SELECT is the most important statement in SQL. It is how you retrieve data from your database. Everything else — inserts, updates, deletes — is just maintenance. SELECT is where you get the answers to your questions.

Selecting All Data

To get every row and every column from a table:

SELECT * FROM students;

The * means "all columns." This is great for exploring a table but not practical for large tables with millions of rows.

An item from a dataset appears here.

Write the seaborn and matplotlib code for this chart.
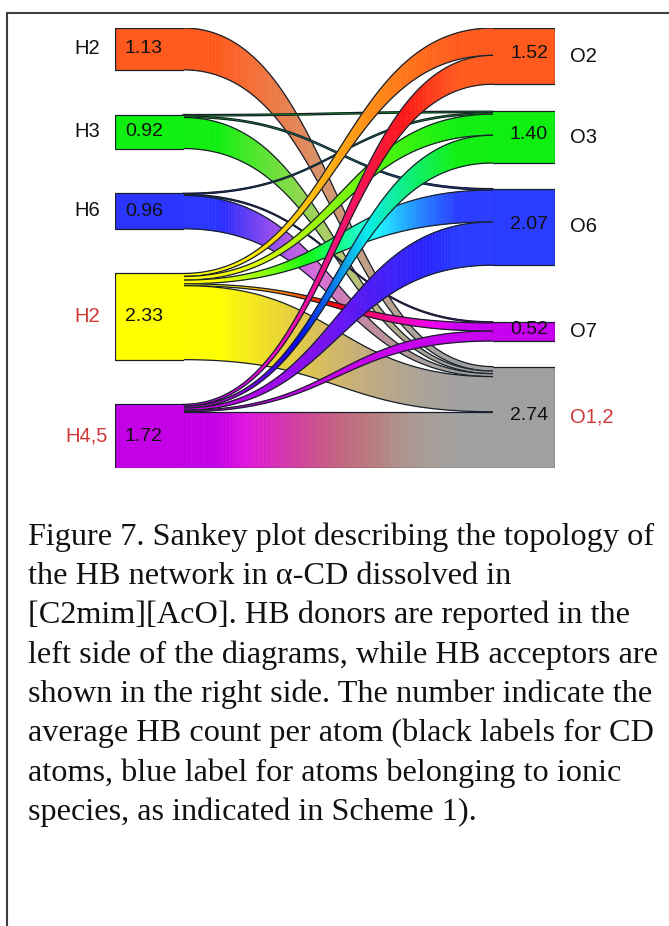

Selecting Specific Columns

Most of the time, you only need certain columns:

SELECT first_name, last_name, email FROM students;

This is faster and cleaner. Only fetch the data you actually need.

Column Aliases

You can rename columns in your results using AS:

SELECT
  first_name AS "First Name",
  last_name AS "Last Name",
  email AS "Email Address"
FROM students;

This is useful when you want friendlier column names in your results, especially when building reports or feeding data to an application.

Filtering with WHERE

Use WHERE to filter rows:

SELECT first_name, last_name
FROM students
WHERE enrollment_date > '2023-01-01';

Only students who enrolled after January 1, 2023 will be returned. We will cover more filtering options in the WHERE lesson.

Sorting with ORDER BY

Sort your results:

SELECT first_name, last_name, date_of_birth
FROM students
ORDER BY date_of_birth DESC;

ASC sorts ascending (smallest first) and DESC sorts descending (largest first). ASC is the default.

Limiting Results

When working with large tables, you often want just the first few rows:

SELECT first_name, last_name
FROM students
ORDER BY enrollment_date DESC
LIMIT 10;

This gives you the 10 most recently enrolled students. You can also use OFFSET to skip rows:

SELECT first_name, last_name
FROM students
ORDER BY enrollment_date DESC
LIMIT 10 OFFSET 20;

This skips the first 20 and returns the next 10. Useful for pagination.

Removing Duplicates

Use DISTINCT to eliminate duplicate rows:

SELECT DISTINCT last_name
FROM students
ORDER BY last_name;

This returns each unique last name only once, regardless of how many students share it.